Economic and Environmental Benefits
“We have another goal, too,” Joe says. “That is to give farmers a new income source for their bovine manure, so they can sell it to us rather than over-apply it on their fields.
“Today, animal waste is worth $6.40 per ton to a farmer as fertilizer. When the waste fits our criteria, we pay farmers $30.00 a ton. Bovine excrement has many chemical and fibrous qualities that make it the ideal material for the products that we are developing.
“Once we figured out how to remove the bacteria, dozens more environmental and economic benefits became evident. For every ton of animal waste we capture, we’re lessening the amount of methane gas released into the atmosphere; this lowers our carbon footprint and slows the depletion of the ozone. We’re reducing fecal runoff to our rivers, which is saving fish and waterfowl, and making rivers safer for recreation. We’re also reducing contamination of deep-water aquifers, which will improve the quality of drinking water.
“And,” Hennager adds, “by providing jobs, we are employing the unemployed.
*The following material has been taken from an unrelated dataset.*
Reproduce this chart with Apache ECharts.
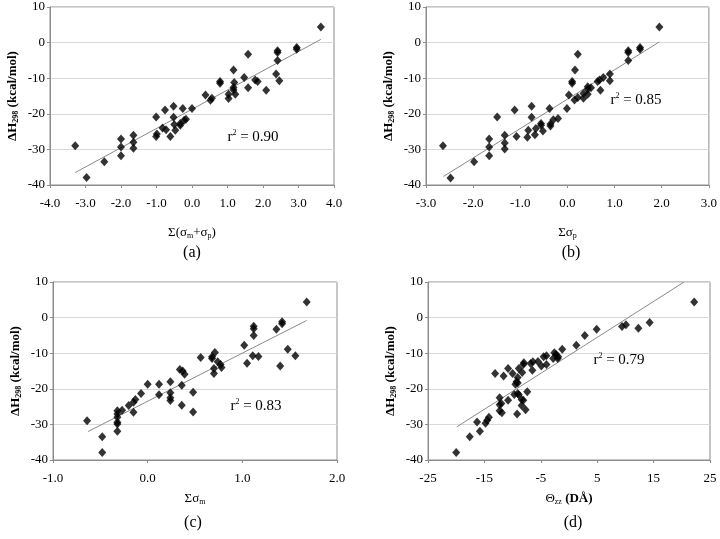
<!DOCTYPE html>
<html>
<head>
<meta charset="utf-8">
<script src="https://cdn.jsdelivr.net/npm/echarts@6/dist/echarts.min.js"></script>
<style>
  html, body { margin: 0; padding: 0; background: #fff; }
  #main { width: 720px; height: 539px; }
</style>
</head>
<body>
<div id="main"></div>
<script>
var chart = echarts.init(document.getElementById('main'));

// panel (a): sum(sigma_m + sigma_p) vs dH298
var aX = [3.63, 2.95, 2.95, 2.41, 2.41, 2.41, 1.58, 1.17, 1.47, 0.79, 0.79, 1.19, 1.78, 1.85, 2.37, 2.46, 1.58, 2.09,
          1.17, 1.17, 1.22, 1.03, 1.03, 0.38, 0.56, 0.52, 0.00, -0.26, -0.52, -0.76, -1.01, -0.52, -0.17, -0.22,
          -0.33, -0.33, -0.50, -0.47, -0.83, -0.73, -0.99, -1.01, -0.61, -1.65, -1.65, -1.65, -2.00, -2.00, -2.00,
          -2.47, -3.29, -2.97];
var aY = [4.4, -1.4, -1.9, -2.3, -2.8, -5.0, -3.3, -7.7, -9.8, -10.9, -11.4, -11.2, -10.5, -10.9, -8.8, -10.7, -12.7, -13.4,
          -12.6, -13.3, -14.5, -14.5, -15.7, -14.7, -15.6, -16.2, -18.5, -18.5, -17.9, -18.9, -20.9, -21.0, -21.5, -21.8,
          -22.7, -23.2, -23.0, -24.6, -24.0, -24.5, -25.7, -26.4, -26.4, -26.0, -28.0, -29.7, -27.1, -29.3, -31.8,
          -33.5, -29.0, -37.9];
var aFit = [[-3.29, -36.5], [3.63, 0.9]];

// panel (b): sum(sigma_p)
var bX = [1.95, 1.54, 1.54, 1.29, 1.29, 1.29, 0.22, 0.16, 0.90, 0.76, 0.90, 0.64, 0.68, 0.10, 0.10, 0.43, 0.50, 0.43,
          0.70, 0.34, 0.43, 0.03, 0.22, 0.15, 0.34, -0.01, -0.38, -0.76, -1.12, -1.49, -0.76, -0.20, -0.30, -0.36,
          -0.36, -0.56, -0.56, -0.67, -0.52, -0.83, -0.69, -0.85, -1.08, -1.33, -1.33, -1.33, -1.66, -1.66, -1.66,
          -1.98, -2.64, -2.48];
var bY = [4.4, -1.4, -1.9, -2.3, -2.8, -5.0, -3.3, -7.7, -8.8, -9.8, -10.7, -10.9, -10.5, -10.9, -11.4, -12.4, -12.7, -13.1,
          -13.4, -14.3, -14.5, -14.7, -15.4, -16.1, -15.6, -18.5, -18.5, -17.9, -18.9, -20.9, -21.0, -21.3, -21.7, -22.9,
          -23.4, -22.7, -23.2, -24.1, -24.8, -24.6, -25.9, -26.6, -26.4, -26.0, -28.2, -29.9, -27.1, -29.3, -31.8,
          -33.5, -29.0, -38.0];
var bFit = [[-2.63, -37.6], [1.95, 0.2]];

// panel (c): sum(sigma_m)
var cX = [1.68, 1.42, 1.42, 1.36, 1.12, 1.12, 1.12, 1.02, 1.48, 1.56, 1.11, 1.17, 1.05, 1.40, 0.56, 0.71, 0.68, 0.68,
          0.74, 0.77, 0.78, 0.70, 0.70, 0.34, 0.37, 0.39, 0.36, 0.24, 0.12, 0.00, -0.07, 0.12, 0.24, 0.24, 0.24,
          0.48, 0.36, 0.48, -0.13, -0.15, -0.20, -0.27, -0.15, -0.32, -0.32, -0.32, -0.32, -0.32, -0.32, -0.64,
          -0.48, -0.48];
var cY = [4.4, -1.2, -1.7, -3.3, -2.4, -3.1, -5.0, -7.8, -8.9, -10.7, -10.7, -10.9, -12.8, -13.6, -11.2, -9.8, -11.0, -11.5,
          -12.4, -13.2, -14.0, -14.3, -15.7, -14.6, -15.0, -15.9, -19.0, -18.0, -18.7, -18.7, -21.3, -21.7, -21.1, -22.5, -23.3,
          -21.0, -24.6, -26.5, -23.0, -23.8, -24.7, -26.0, -26.6, -26.2, -27.1, -28.0, -29.4, -29.9, -31.9, -29.0,
          -33.5, -37.9];
var cFit = [[-0.63, -32.0], [1.68, -0.8]];

// panel (d): Theta_zz (D A)
var dX = [22.2, 14.3, 12.3, 9.4, 10.1, 4.9, 2.8, 1.3, -1.2, -2.6, -2.3, -1.9, -2.0, -2.8, -4.0, -4.5, -4.0, -5.5, -4.9,
          -6.4, -6.8, -6.5, -8.0, -8.1, -8.9, -8.3, -9.1, -10.8, -10.0, -11.6, -13.1, -9.3, -9.5, -9.1, -7.4, -9.1,
          -9.7, -8.9, -10.8, -12.3, -8.4, -8.1, -12.0, -12.3, -8.4, -7.7, -12.3, -11.9, -9.2, -14.2, -14.5, -14.8,
          -16.3, -15.8, -17.6, -20.0];
var dY = [4.4, -1.4, -3.0, -2.5, -2.0, -3.3, -5.0, -7.8, -8.9, -9.9, -10.4, -11.0, -11.5, -11.5, -10.7, -11.0, -13.2, -12.3, -13.6,
          -12.4, -12.9, -14.8, -12.7, -13.2, -14.3, -15.4, -16.8, -14.3, -15.7, -16.4, -15.7, -18.0, -18.7, -18.4, -20.8, -21.3,
          -21.6, -21.7, -23.2, -22.5, -23.0, -23.2, -24.1, -24.5, -24.7, -25.9, -26.2, -26.7, -27.1, -28.0, -28.8, -29.7,
          -29.3, -31.9, -33.5, -37.9];
var dFit = [[-19.9, -30.7], [20.4, 10.0]];

var yTicks = { min: -40, max: 10, interval: 10 };
var xRanges = [
    { min: -4, max: 4, interval: 1, dec: 1 },
    { min: -3, max: 3, interval: 1, dec: 1 },
    { min: -1, max: 2, interval: 1, dec: 1 },
    { min: -25, max: 25, interval: 10, dec: 0 }
];
var xNames = [
    'Σ(σ{s|m}+σ{s|p})',
    'Σσ{s|p}',
    'Σσ{s|m}',
    'Θ{s|zz} {b|(DÅ)}'
];
var xNameGaps = [40, 40, 31, 31];
var r2Text = ['0.90', '0.85', '0.83', '0.79'];
var panelTags = ['(a)', '(b)', '(c)', '(d)'];

var FONT = 'Liberation Serif';
var grids = [
    { left: 50, top: 7, width: 284, height: 178 },
    { left: 426, top: 7, width: 287, height: 178 },
    { left: 53, top: 282, width: 284, height: 178 },
    { left: 428, top: 282, width: 282, height: 178 }
];

function toPairs(xs, ys) {
    return xs.map(function (x, i) { return [x, ys[i]]; });
}
var scatterData = [toPairs(aX, aY), toPairs(bX, bY), toPairs(cX, cY), toPairs(dX, dY)];
var fits = [aFit, bFit, cFit, dFit];

var xAxes = [], yAxes = [], series = [], graphics = [];
grids.forEach(function (g, i) {
    g.show = true;
    g.borderColor = '#8c8c8c';
    g.borderWidth = 1;
    g.backgroundColor = '#fff';
    var r = xRanges[i];
    xAxes.push({
        gridIndex: i, type: 'value', min: r.min, max: r.max, interval: r.interval,
        axisLine: { onZero: false, lineStyle: { color: '#8c8c8c' } },
        axisTick: { show: true, length: 3, lineStyle: { color: '#8c8c8c' } },
        splitLine: { show: false },
        axisLabel: {
            color: '#000', fontFamily: FONT, fontSize: 13, margin: 12,
            formatter: (function (d) { return function (v) { return '{t|' + v.toFixed(d) + '}'; }; })(r.dec),
            rich: { t: { fontFamily: FONT, fontSize: 13, color: '#000' } }
        },
        name: xNames[i], nameLocation: 'middle', nameGap: xNameGaps[i],
        nameTextStyle: {
            color: '#000', fontFamily: FONT, fontSize: 13,
            rich: {
                s: { fontFamily: FONT, fontSize: 8, padding: [7, 0, 0, 0] },
                b: { fontFamily: FONT, fontSize: 13, fontWeight: 'bold' }
            }
        }
    });
    yAxes.push({
        gridIndex: i, type: 'value', min: yTicks.min, max: yTicks.max, interval: yTicks.interval,
        axisLine: { onZero: false, lineStyle: { color: '#8c8c8c' } },
        axisTick: { show: true, length: 3, lineStyle: { color: '#8c8c8c' } },
        splitLine: { show: true, lineStyle: { color: '#d9d9d9', width: 1 } },
        axisLabel: {
            color: '#000', fontFamily: FONT, fontSize: 13, margin: 5,
            formatter: function (v) { return '{t|' + v + '}'; },
            rich: { t: { fontFamily: FONT, fontSize: 13, color: '#000' } }
        },
        name: '{b|ΔH}{s|298}{b| (kcal/mol)}', nameLocation: 'middle', nameGap: 30, nameRotate: 90,
        nameTextStyle: {
            rich: {
                b: { fontFamily: FONT, fontSize: 13, fontWeight: 'bold', color: '#000' },
                s: { fontFamily: FONT, fontSize: 8, fontWeight: 'bold', color: '#000', padding: [7, 0, 0, 0] }
            }
        }
    });
    series.push({
        type: 'line', xAxisIndex: i, yAxisIndex: i, data: fits[i], symbol: 'none',
        lineStyle: { color: '#8a8a8a', width: 1 }, silent: true, z: 2
    });
    series.push({
        type: 'scatter', xAxisIndex: i, yAxisIndex: i, data: scatterData[i],
        symbol: 'diamond', symbolSize: [8, 9],
        itemStyle: { color: '#000' }, z: 3
    });
});

// r² annotations and panel tags
var r2Pos = [[253, 137], [636, 100], [256, 406], [619, 360]];
var tagPos = [[192, 253], [571, 253], [193, 523], [573, 523]];
r2Pos.forEach(function (p, i) {
    graphics.push({
        type: 'text', x: p[0], y: p[1], z: 10,
        style: {
            text: '{r|r}{p|2}{r| = ' + r2Text[i] + '}',
            align: 'center', verticalAlign: 'middle',
            rich: {
                r: { fontFamily: FONT, fontSize: 15, fill: '#000' },
                p: { fontFamily: FONT, fontSize: 8, fill: '#000', padding: [0, 0, 8, 0] }
            }
        }
    });
});
tagPos.forEach(function (p, i) {
    graphics.push({
        type: 'text', x: p[0], y: p[1], z: 10,
        style: {
            text: panelTags[i], align: 'center', verticalAlign: 'middle',
            font: '16px "Liberation Serif"', fill: '#000'
        }
    });
});

var option = {
    backgroundColor: '#fff',
    animation: false,
    textStyle: { fontFamily: FONT },
    grid: grids,
    xAxis: xAxes,
    yAxis: yAxes,
    series: series,
    graphic: graphics
};

chart.setOption(option);
</script>
</body>
</html>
We’re helping families put food on the tables, doing our small part to improve the economy, and helping our country get back on its feet.”
The concept of karma includes doing good, of course, and ReDeMa takes that idea very seriously. It’s not a religion, but a way of life for us. Because we’re commited environmentalists, one of our most important goals has been to have as little negative impact as possible in producing our product. One way we do that is to source as locally as possible. “ReDeMa products are entirely made in the USA, from bull to bottle, so to speak,” Joe says.
“And both the contents and the jar are completely recyclable. When the novelty loses its appeal, all the owner has to do is to break open the jar and dump the contents onto their garden. Voila! Compost! The jar itself – plastic label and all – can be recycled at a local recycling facility. We want to insult the recipient – not injure the planet,” he adds.
Or, if you don’t want to do the job yourself, ship the jar back to us. We have a take-back program that gives you a 10 percent discount on a new jar of our product for every jar you return to us for recycling.
“But we don’t stop there,” Joe says. “When you buy any of our Karmic B.S.™ or Karmic BULL SHIT™ or political B.S. sanitized bovine excrement products, a portion of those sales goes directly to environmental product research, clean water projects, and humanitarian charities worldwide.”
Our current charity focus is Tagum City Food Bank, a charity that is close to my own heart, as it is largely funded through the efforts of David Wasson, my cousin, who feeds malnourished children in the Philippines.
The First-Ever B.S. Mechanical Pencil
If a novelty gag gift doesn’t get your attention, our latest product should. We’ve been working with a local woodworker who has developed a process to make mechanical pencils and (coming soon!) pens out of ReDeMa’s sanitized bovine excrement.
The first-ever mechanical pencil made from sanitized bovine excrement is for sale on our website. “You won’t believe how beautiful it is until you see it,” Joe says. “It looks like a fine marble, but it feels like sculpted wood.”
So who would ever want to write with a pen or pencil made of bull excrement?
“This is the ideal gift for an attorney, whose clients constantly feel they are signing documents that are B.S. Soon, the attorney will be able to hand them a pen that’s befitting of the documents they have to sign. And I just wish I could be there to see the reaction!” Joe says.